As atividades nestes anos vão crescendo e aumentando cada vez mais, com os encontros nacionais e regionais de coordenadores, a produção de material e a participação nos encontros do Conselho Episcopal Latino-americano – CELAM, da International Commission of Catholic Prison Pastoral Care – ICCPPC (Comissão Internacional da Pastoral Carcerária Católica), na Assembleia anual dos Bispos, na Semana Social Nacional, no encontro anual da ACA – ACCA – ACCCA (USA).
Continuando sua intensa ação de evangelização e promoção da dignidade humana em 1994, a Coordenação Nacional realiza em Foz de Iguaçu o seminário Internacional de Prevenção e combate a tortura, produzindo e distribuindo subsídios de formação para todos os agentes pastorais do país.

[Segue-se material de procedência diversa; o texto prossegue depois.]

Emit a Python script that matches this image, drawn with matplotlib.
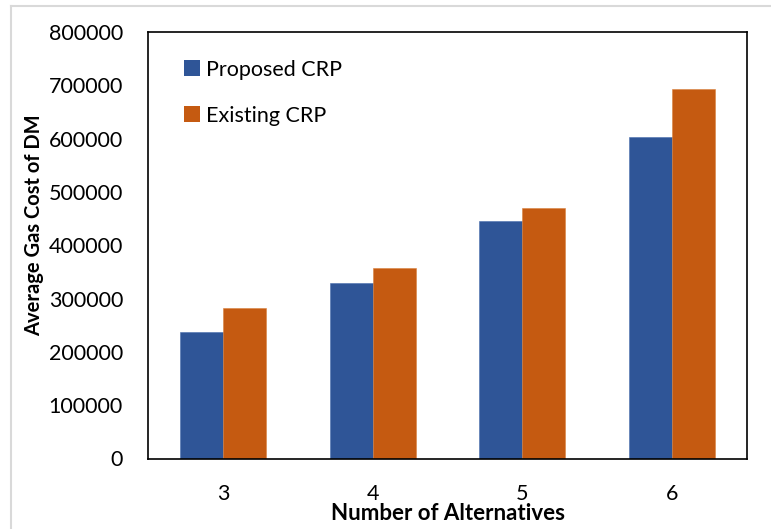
import numpy as np
import matplotlib
matplotlib.use("Agg")
import matplotlib.pyplot as plt
from matplotlib.lines import Line2D
from matplotlib.patches import Patch

alternatives = ["3", "4", "5", "6"]
proposed_crp = [238000, 329000, 446000, 603000]
existing_crp = [283000, 357000, 469000, 694000]
y_ticks = [0, 100000, 200000, 300000, 400000, 500000, 600000, 700000, 800000]

BLUE = "#2F5597"
ORANGE = "#C55A11"

plt.rcParams["font.family"] = ["Lato", "DejaVu Sans"]

W, H = 771, 529
fig = plt.figure(figsize=(W / 100, H / 100), dpi=100)
ax = fig.add_axes([148 / W, 1 - 458.5 / H, (747 - 148) / W, (458.5 - 32) / H])

x = np.arange(len(alternatives))
w = 0.287
ax.bar(x - w / 2, proposed_crp, w, color=BLUE, edgecolor="#4a6fae", linewidth=0.4, label="Proposed CRP")
ax.bar(x + w / 2, existing_crp, w, color=ORANGE, edgecolor="#d9823f", linewidth=0.4, label="Existing CRP")

ax.set_xlim(-0.5, len(alternatives) - 0.5)
ax.set_ylim(0, 800000)
ax.set_xticks(x)
ax.set_xticklabels(alternatives)
ax.set_yticks(y_ticks)
ax.set_yticklabels([str(v) for v in y_ticks])
ax.tick_params(axis="both", length=0, labelsize=15.5, colors="black")
ax.tick_params(axis="x", pad=18)
ax.tick_params(axis="y", pad=18)
for s in ax.spines.values():
    s.set_color("black")
    s.set_linewidth(1.2)

# axis titles placed in figure pixels
fig.text(448 / W, 1 - 513 / H, "Number of Alternatives", fontsize=16, fontweight="bold",
         ha="center", va="center")
fig.text(34 / W, 1 - 225 / H, "Average Gas Cost of DM", fontsize=14.5, fontweight="bold",
         ha="center", va="center", rotation=90)

handles = [Patch(facecolor=BLUE), Patch(facecolor=ORANGE)]
ax.legend(handles, ["Proposed CRP", "Existing CRP"], loc="upper left",
          bbox_to_anchor=(0.045, 0.955), frameon=False, fontsize=15.5,
          handlelength=0.75, handleheight=0.75, handletextpad=0.3,
          labelspacing=1.2, borderaxespad=0)

# thin grey border around the figure area
fig.add_artist(Line2D([11 / W, 1], [1 - 5.5 / H] * 2, transform=fig.transFigure, color="#d9d9d9", lw=1.5))
fig.add_artist(Line2D([11 / W] * 2, [0, 1 - 5.5 / H], transform=fig.transFigure, color="#d9d9d9", lw=1.5))

fig.savefig("out.png", dpi=100)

Devido ao crescimento das demandas da pastoral, em 1995 realiza-se um lobby pressionando a Conferência Nacional dos Bispos para a escolha do tema da Campanha da Fraternidade, o que resultou na Campanha da Fraternidade de 1997 com o tema: “Fraternidade e os Encarcerados” e o lema “Jesus liberta das prisões.” A colaboração na confecção do material usado na Campanha da Fraternidade 97 e a publicação de um Manual Prático, “Como fazer Pastoral Carcerária”, pela Coordenação Nacional animou ulteriormente e motivou muitas pessoas a abraçarem a causa com um crescente entusiasmo em todo o país.

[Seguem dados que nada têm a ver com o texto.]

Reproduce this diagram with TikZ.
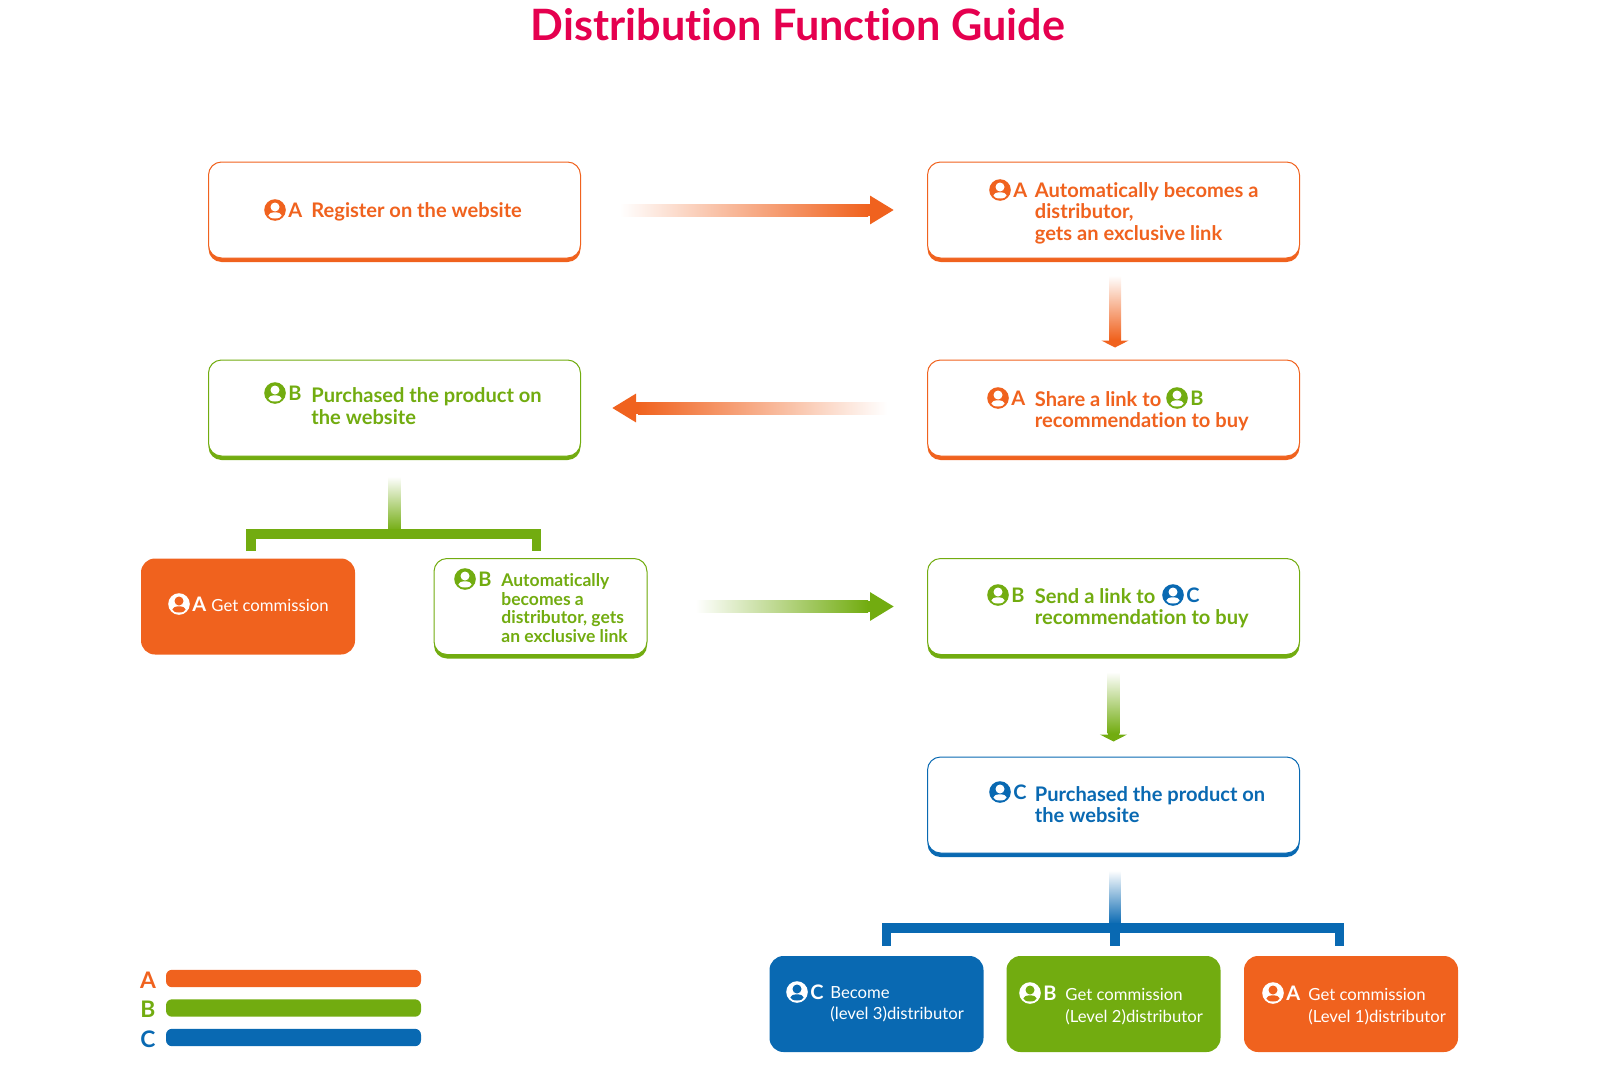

Nos anos que se seguem, diversos eventos e pessoas marcam sua caminhada do século vinte e o começo do século 21. Em 1996, Padre Alois Zugbirg Gunter assume a coordenação do estado de São Paulo, fazendo contemporaneamente parte da Coordenação Nacional, que em 1997, com a Campanha da Fraternidade “A FRATERNIDADE E OS ENCARCERADOS”, percorrem todo o estado de São Paulo e até o país, conscientizando a população e os profissionais sobre a realidade dos encarcerados e dos presídios, tornando-se modelo para os estados de todo o país.
Em 1999, com a morte repentina do Padre Robert Francis Reardon, o Padre Chico, grande impulsionador da Pastoral Carcerária, o padre Gunther torna-se Coordenador Nacional, acompanhado mais tarde do Padre João Valdir Silveira, dando ulterior impulso e consolidando a Pastoral Carcerária e sua atuação tornando-a referência, seja nacionalmente como internacionalmente.

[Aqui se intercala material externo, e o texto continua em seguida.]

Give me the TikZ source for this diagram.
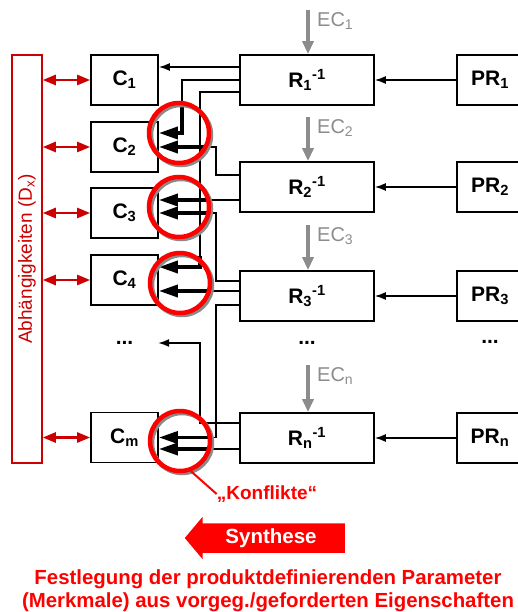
\documentclass[tikz,border=0pt]{standalone}
\usepackage{fontspec}
\setmainfont{Liberation Sans}
\usepackage{tikz}
\usetikzlibrary{arrows.meta,positioning,calc,shapes.arrows}
\definecolor{cDep}{HTML}{CC0000}
\definecolor{cConf}{HTML}{FF0000}
\definecolor{cEC}{HTML}{8C8C8C}
\definecolor{cShadow}{HTML}{8A8A8A}
\newcommand{\fsz}[1]{\fontsize{#1}{#1}\selectfont}
\tikzset{
  cbox/.style    ={draw, line width=1.7pt, minimum width=67pt, minimum height=50pt,
                   inner sep=0pt, font=\fsz{21}\bfseries},
  rbox/.style    ={cbox, minimum width=134pt},
  prbox/.style   ={cbox, minimum width=66pt},
  dotsnode/.style={font=\fsz{21}\bfseries, inner sep=0pt, minimum width=67pt},
  depbar/.style  ={draw=cDep, line width=1.5pt, minimum width=30pt, minimum height=408pt, inner sep=0pt},
  deplabel/.style={text=cDep, font=\fsz{19}, rotate=90, inner sep=0pt},
  eclabel/.style ={text=cEC, font=\fsz{20}, anchor=north west, inner sep=0pt},
  conf/.style    ={circle, draw=cConf, line width=4.5pt, minimum size=60pt, inner sep=0pt,
                   preaction={draw=cShadow, transform canvas={shift={(2pt,-2pt)}}}},
  conflabel/.style={text=cConf, font=\fsz{19}\bfseries, inner sep=0pt},
  synarrow/.style={single arrow, shape border rotate=180, fill=cConf, text=white,
                   font=\fsz{20.5}\bfseries, minimum height=160pt, single arrow head extend=6.5pt,
                   single arrow tip angle=100, inner xsep=0pt, inner ysep=5pt},
  festlabel/.style={text=cConf, font=\fontsize{20.4}{23}\selectfont\bfseries, align=center, inner sep=0pt},
  arrow/.style   ={-{Latex[length=11pt,width=8pt]}, line width=1.5pt},
  wire/.style    ={line width=1.5pt},
  tarrow/.style  ={-{Triangle[length=19pt,width=12pt]}, line width=3.5pt},
  ecarrow/.style ={-{Triangle[length=13pt,width=11pt]}, line width=4pt, draw=cEC},
  deparrow/.style={{Triangle[length=13pt,width=10pt]}-{Triangle[length=13pt,width=10pt]}, line width=2.5pt, draw=cDep},
  confline/.style={draw=cConf, line width=2pt},
}
\begin{document}
\begin{tikzpicture}[x=1pt, y=-1pt]
  \useasboundingbox (0,0) rectangle (517,612);
  % Merkmale
  \node[cbox] (C1) at (124.5,80) {C\textsubscript{1}};
  \node[cbox] (C2) at (124.5,147) {C\textsubscript{2}};
  \node[cbox] (C3) at (124.5,213) {C\textsubscript{3}};
  \node[cbox] (C4) at (124.5,280) {C\textsubscript{4}};
  \node[dotsnode] (Cd) at (124.5,343) {...};
  \node[cbox] (Cm) at (124.5,437.5) {C\textsubscript{m}};
  % Relationen
  \node[rbox] (R1) at (307,80) {R\textsubscript{1}\textsuperscript{-1}};
  \node[rbox] (R2) at (307,187) {R\textsubscript{2}\textsuperscript{-1}};
  \node[rbox] (R3) at (307,296) {R\textsubscript{3}\textsuperscript{-1}};
  \node[dotsnode] (Rd) at (307,343) {...};
  \node[rbox] (Rn) at (307,438) {R\textsubscript{n}\textsuperscript{-1}};
  % Eigenschaften
  \node[prbox] (PR1) at (490,80) {PR\textsubscript{1}};
  \node[prbox] (PR2) at (490,187) {PR\textsubscript{2}};
  \node[prbox] (PR3) at (490,296) {PR\textsubscript{3}};
  \node[dotsnode] (PRd) at (490,342) {...};
  \node[prbox] (PRn) at (490,438) {PR\textsubscript{n}};
  \foreach \i in {1,2,3,n} \draw[arrow] (PR\i) -- (R\i);
  % Randbedingungen
  \foreach \i/\y/\r in {1/10/R1, 2/117/R2, 3/225/R3, n/365/Rn} {
    \coordinate (e\i) at (308,\y);
    \node[eclabel] (ec\i) at ([xshift=9pt,yshift=-2pt]e\i) {EC\textsubscript{\i}};
    \draw[ecarrow] (e\i) -- (e\i |- \r.north);
  }
  % Abhaengigkeiten
  \node[depbar] (dep) at (27,259) {};
  \node[deplabel] (deptext) at (dep.center) {Abhängigkeiten (D\textsubscript{x})};
  \foreach \c in {C1,C2,C3,C4,Cm} \draw[deparrow] (dep.east |- \c.west) -- (\c.west);
  % Verbindungen R -> C
  \coordinate (xb) at (200,0);
  \coordinate (xc) at (216,0);
  \coordinate (xt) at (210,0);
  \coordinate (ta) at (182,104);
  \coordinate (tb) at (200,256);
  \coordinate (r1a) at ([yshift=13pt]R1.west);
  \coordinate (r1c) at ([yshift=-12pt]R1.west);
  \coordinate (r2a) at ([yshift=12pt]R2.west);
  \coordinate (r2b) at ([yshift=-13pt]R2.west);
  \coordinate (r3a) at ([yshift=15pt]R3.west);
  \coordinate (r3b) at ([yshift=5pt]R3.west);
  \coordinate (r3c) at ([yshift=-9pt]R3.west);
  \coordinate (rna) at ([yshift=15pt]Rn.west);
  \coordinate (rnb) at ([yshift=-11pt]Rn.west);
  \draw[arrow] (r1a) -- (r1a -| C1.east);
  \draw[wire] (R1.west) -| (ta);
  \draw[tarrow] (ta) |- ([yshift=14pt]C2.east);
  \draw[wire] (r1c) -| (tb);
  \draw[tarrow] (tb) |- ([yshift=13pt]C4.east);
  \draw[wire] (r2a) -| (xc |- C2.east) -- (xt |- C2.east);
  \draw[tarrow] (xt |- C2.east) -- (C2.east);
  \draw[wire] (r2b) -- (r2b -| xt);
  \draw[tarrow] (r2b -| xt) -- (r2b -| C3.east);
  \draw[wire] (r3a) -| (xc |- C3.east) -- (xt |- C3.east);
  \draw[tarrow] (xt |- C3.east) -- (C3.east);
  \draw[wire] (r3b) -- (r3b -| xt);
  \draw[tarrow] (r3b -| xt) -- (r3b -| C4.east);
  \draw[wire] (r3c) -| (xc |- Cm.east) -- (xt |- Cm.east);
  \draw[tarrow] (xt |- Cm.east) -- (Cm.east);
  \draw[wire] (rnb) -- (rnb -| xt);
  \draw[tarrow] (rnb -| xt) -- (rnb -| Cm.east);
  \draw[arrow] (rna) -| (xb |- Cd) -- (Cd.east);
  % Konflikte
  \node[conf] (kC2) at (179,133) {};
  \node[conf] (kC3) at (179,207) {};
  \node[conf] (kC4) at (180,283) {};
  \node[conf] (kCm) at (180,441) {};
  \node[conflabel] (konf) at (267,494) {„Konflikte“};
  \draw[confline] (kCm.-70) -- (konf.west);
  % Synthese
  \node[synarrow] (syn) at (271,538) {Synthese};
  \node[festlabel] (fest) at (268,591) {Festlegung der produktdefinierenden Parameter\\(Merkmale) aus vorgeg./geforderten Eigenschaften};
\end{tikzpicture}
\end{document}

Um sonho de cinquenta anos
Os anos que se seguem são marcados pelo encontro da República Dominicana, onde os delegados e representantes da Pastoral Carcerária da América Latina e Caribe, reunidos em 2008 na cidade de São Domingos, elaboram e assumem “O SONHO DE DEUS ! UM CONTINENTE SEM PRISÕES!”, compromisso retomado e consolidado com o encontro International Commission of Catholic Prison Pastoral Care – ICCPPC (Comissão Internacional da Pastoral Carcerária Católica) de 2017 em São Paulo, concluído com uma romaria nacional aos pés de Nossa Senhora Aparecida, confiando a ela todos os encarcerados e encarceradas desse nosso imenso Brasil.
Após cinquenta anos de sua existência, a Pastoral Carcerária continua sua caminhada de evangelização e promoção humana, desafiada pela realidade que nestes últimos anos na continuidade e na fidelidade ao sonho de “Um mundo sem prisões, têm dado vida à Agenda Nacional pelo Desencarceramento, criando e animando as Frentes Estaduais pelo Desencarceramento, dando maior atenção à questão da “Mulher encarcerada” e, nestes últimos anos da Pandemia do Covid 19, acompanhando cada agente da Pastoral Carcerária no seu grito de sofrimento e dor.
Ao celebrar as Bodas de Ouro da Pastoral Carcerária, queremos fazer memória de tantas vidas, rostos que sonharam com outro mundo possível, que Francisco propõe na Fratelli tutti, falando da fraternidade e amizade social, forma de vida com sabor do Evangelho, porque tudo está interligado nesta Casa comum.